Choosing and making good use of investment wrappers is a key element in our wealth management process.

The section below explains the Bond wrapper.

Investment Bonds are usually a packaged investment product offered by Life and Pension companies. 

 

They offer the advantage of being straightforward in terms of administration and management, and an investor can withdraw up to 5% of the initial investment amount each year, in most cases without paying any tax at that point.  They can be particularly useful as investments within a trust.

 

The rest of this section discusses further the merits and otherwise of Investment Bonds.  Many of the tax rules are quite complicated, but they are an important feature of the investment.

 

An Investment Bond is a wrapper through which one can invest in a very wide range of collective funds.  They are offered by the majority of UK Life Assurance companies, and can play a useful role in most portfolios.  The funds within an Investment Bond are often known as "life funds".  You can usually switch between funds at no cost, and with no capital gains tax implications.

 

Taxation

 

Unlike a unit trust, an onshore life fund must pay basic rate tax each year on the income and gains it has earned.  This payment of tax has a small negative effect on the growth of the fund each year - a unit trust would be worth slightly more at the end of a year than an identically managed life fund.  The longer the fund is held, the larger this difference becomes.

 

So why put your money in Investment Bonds rather than unit trusts?  Well, if you are a higher rate taxpayer, any income and capital gains you make are taxable at the higher rate, but in an Investment Bond, you only pay basic rate tax, or perhaps none at all if the bond is offshore.

 

Also, you can withdraw up to 5% of your original investment each year for up to 20 years, with no further tax to pay at that point for an onshore bond, even if you are a higher rate taxpayer (although you may have to pay tax later if you withdraw more in the same year or cash the whole investment in).

 

Investment Bonds give a neatly packaged, easily managed investment solution.  However, if you have all of your investments in this type of wrapper, you could be paying more tax than necessary.  For example, you don't have the opportunity to use your annual allowance for Capital Gains Tax.

 

That said, there are good funds that are only available through investment bonds, and quality has to be the main reason for any investment decision.

 

Trusts

 

Investment Bonds can be quite suitable for investing money within a trust.  Most trusts are now taxable at the higher rate, and have a smaller capital gains tax allowance than an individual.  This makes the tax treatment of an Investment Bond quite attractive.

 

Also, accounting for capital gains and income within a trust can be an additional unwanted burden on the Trustees.
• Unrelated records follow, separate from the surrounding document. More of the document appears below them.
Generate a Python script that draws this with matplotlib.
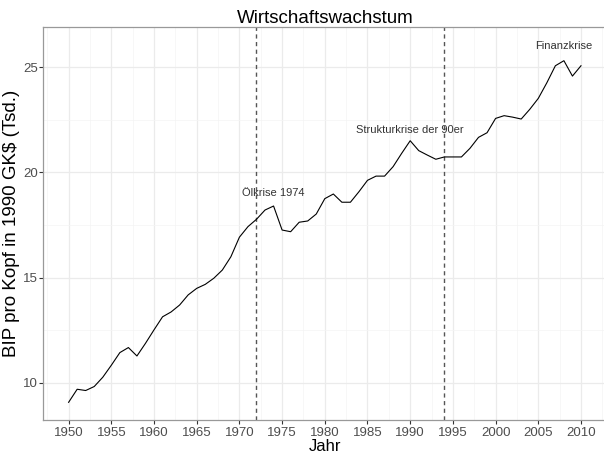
import matplotlib
matplotlib.use("Agg")
import matplotlib.pyplot as plt
from matplotlib.ticker import MultipleLocator
import numpy as np

plt.rcParams['font.family'] = ['Liberation Sans', 'DejaVu Sans']

years = list(range(1950, 2011))
gdp = [9.08, 9.70, 9.64, 9.83, 10.27, 10.84, 11.44, 11.68, 11.28, 11.88,
       12.52, 13.14, 13.37, 13.70, 14.18, 14.49, 14.68, 14.97, 15.36, 15.99,
       16.92, 17.42, 17.77, 18.21, 18.40, 17.26, 17.18, 17.63, 17.69, 18.02,
       18.75, 18.97, 18.58, 18.58, 19.08, 19.62, 19.82, 19.82, 20.27, 20.90,
       21.50, 21.03, 20.82, 20.62, 20.73, 20.73, 20.73, 21.14, 21.66, 21.88,
       22.56, 22.69, 22.62, 22.53, 22.99, 23.51, 24.25, 25.06, 25.30, 24.57,
       25.06]

crisis_lines = [1972, 1994]
ann_x = [1974, 1990, 2008]
ann_y = [19.0, 22.0, 26.0]
ann_text = ["Ölkrise 1974", "Strukturkrise der 90er", "Finanzkrise"]

fig = plt.figure(figsize=(6.04, 4.53), dpi=100)
ax = fig.add_axes([43/604, 33/453, (606.6-43)/604, (420-27)/453])

ax.plot(years, gdp, color='black', lw=0.8, zorder=3)
for xv in crisis_lines:
    ax.axvline(xv, color='#555555', ls=(0, (3, 2.5)), lw=1.0, zorder=2)
for x, y, t in zip(ann_x, ann_y, ann_text):
    ax.text(x, y, t, ha='center', va='center', fontsize=8, color='#333333', zorder=4)

ax.set_xlim(1947, 2013)
ax.set_ylim(8.24, 26.9)
ax.xaxis.set_major_locator(MultipleLocator(5))
ax.xaxis.set_minor_locator(MultipleLocator(2.5))
ax.yaxis.set_major_locator(MultipleLocator(5))
ax.yaxis.set_minor_locator(MultipleLocator(2.5))
ax.grid(which='major', color='#EBEBEB', lw=0.9, zorder=0)
ax.grid(which='minor', color='#F4F4F4', lw=0.5, zorder=0)
ax.set_axisbelow(True)
for s in ax.spines.values():
    s.set_color('#999999')
    s.set_linewidth(0.9)
ax.tick_params(which='major', length=3, width=0.8, color='#333333',
               labelsize=9.5, labelcolor='#4D4D4D', pad=2)
ax.tick_params(axis='y', which='major', pad=0.5)
ax.tick_params(which='minor', length=0)

ax.set_title("Wirtschaftswachstum", fontsize=13.5, pad=3)
ax.set_xlabel("Jahr", fontsize=12, labelpad=0)
ax.set_ylabel("BIP pro Kopf in 1990 GK$ (Tsd.)", fontsize=13.5)
ax.yaxis.set_label_coords(-0.040, 0.5)

fig.savefig("out.png", dpi=100)
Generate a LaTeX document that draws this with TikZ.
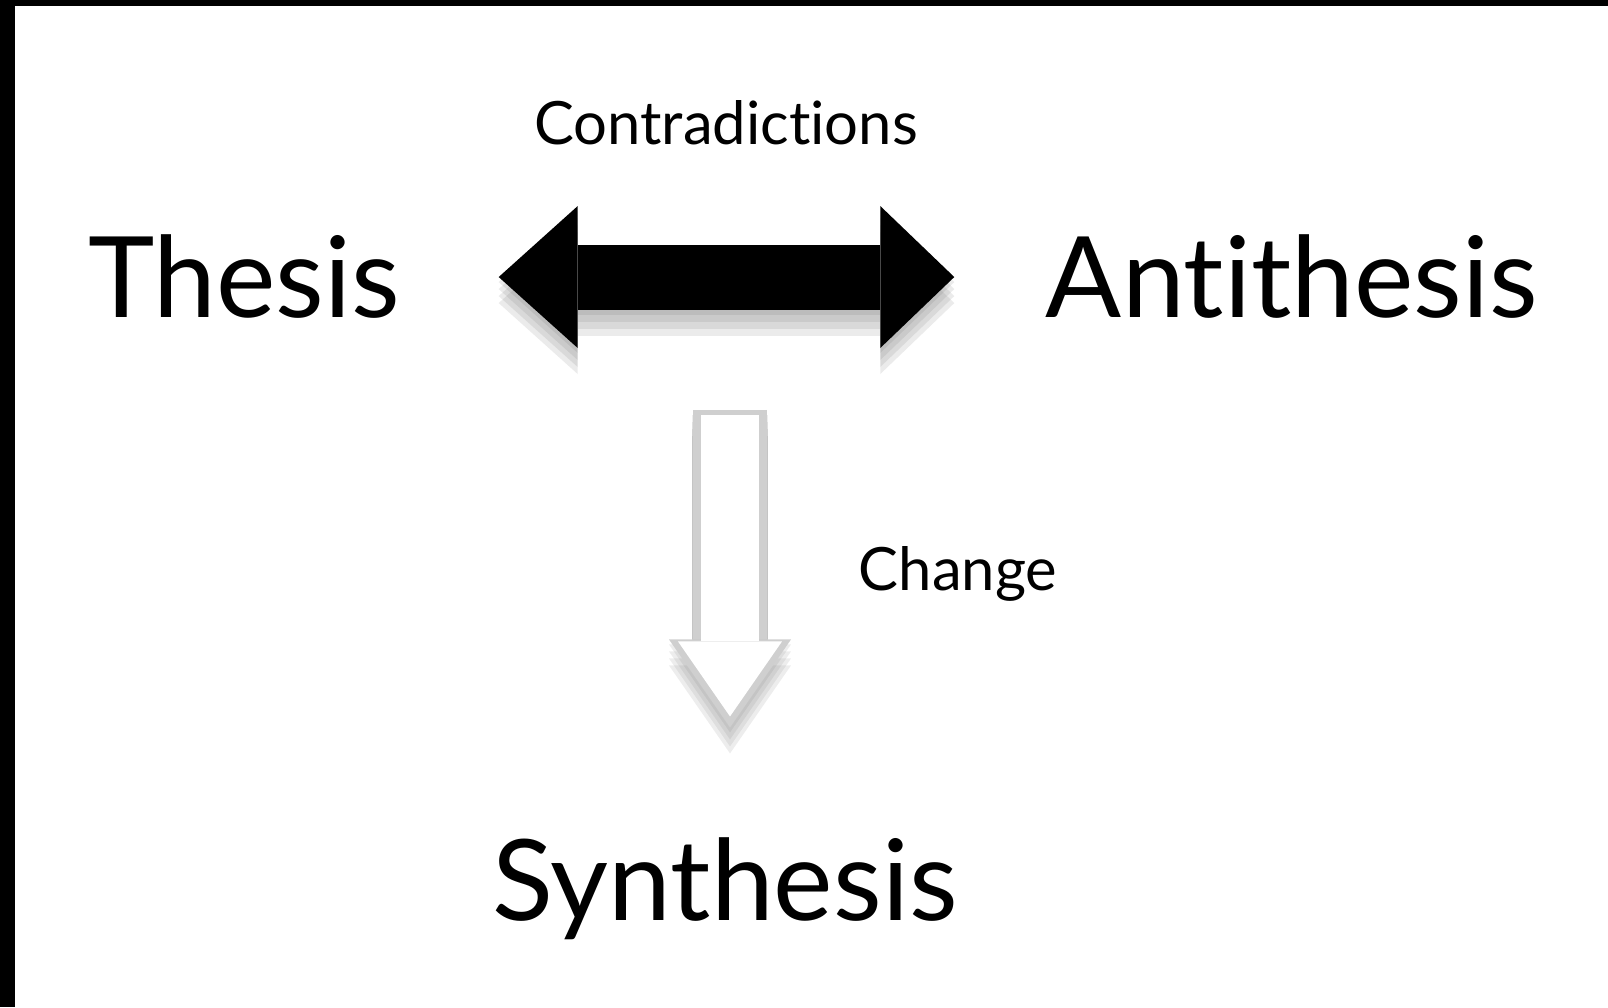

The section below explains the ISA wrapper.


ISAs are simply a tax free wrapper into which you can place either cash or shares. The wrapper can be used to build up a tax efficient rainy day fund, for regular targeted savings or to hold a portfolio of investments including shares, unit trusts and so on.

 

There is an annual limit on contributions, but from April next year a couple has an allowance of £20,400 per year available for new savings and investments (or to sweep existing investments into the wrapper to save tax).



What can be put in an ISA?

 

  • Cash ISAs.

     

    If you hold money on deposit in a bank or building society you will pay 20% tax on the interest if you are a basic rate taxpayer. The money will normally be deducted automatically by the government before you see it. For higher-rate taxpayers this increases to 40% and you are required to declare the interest income in an annual tax return.

     

    Cash ISAs are simply savings accounts where the interest isn't taxed. It follows that a standard bank or building society account will have to pay more interest to make up for the tax payable.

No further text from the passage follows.